O canto dos grilos é, por definição, a banda sonora de uma noite de Verão. Mas, para além de alegrarem os jantares e, ocasionalmente, dificultarem o nosso descanso com o seu incessante ruído, sabia que os grilos são um termómetro natural? Basta escutar o seu peculiar cri-cri e tomar nota do número de vezes que cantam num minuto para saber qual é a temperatura ambiente – fazendo apenas uma divisão e uma subtracção! O autor desta relação matemática é Amos Dolbear, que em 1896 estudou aprofundadamente estes insectos, descobrindo essa estranha ligação térmica.

A LEI DE DOLBEAR

Corria o ano de 1897 quando o físico, inventor e professor norte-americano Amos Dolbear publicou um artigo na The American Naturalist, The Cricket as a Thermomether (O Grilo Enquanto Termómetro), onde mostrava uma equação simples, composta unicamente por uma divisão e uma subtracção, que permitia relacionar a frequência do canto dos grilos com a temperatura exterior.

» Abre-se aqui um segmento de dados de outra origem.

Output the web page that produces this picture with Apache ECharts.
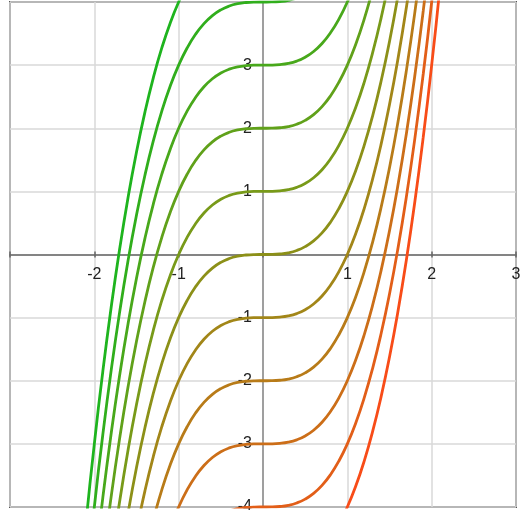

Essa união entre a matemática e a natureza causou furor entre os cientistas da época que, a partir dessa publicação, desenvolveram diversos trabalhos relacionados com a mesma temática, nomeadamente os de Hubert y Mable Frings em 1957 e 1962.

No entanto, houve quem previsse a relação entre temperatura e frequência do canto muitos anos antes de Dolbear publicar o seu artigo: a cientista Margarette Brooks. Em alguns estudos desenvolvidos no ano 1881, a cientista já prognosticava a existência dessa curiosa ligação. Contudo, as suas descobertas passaram despercebidas durante anos.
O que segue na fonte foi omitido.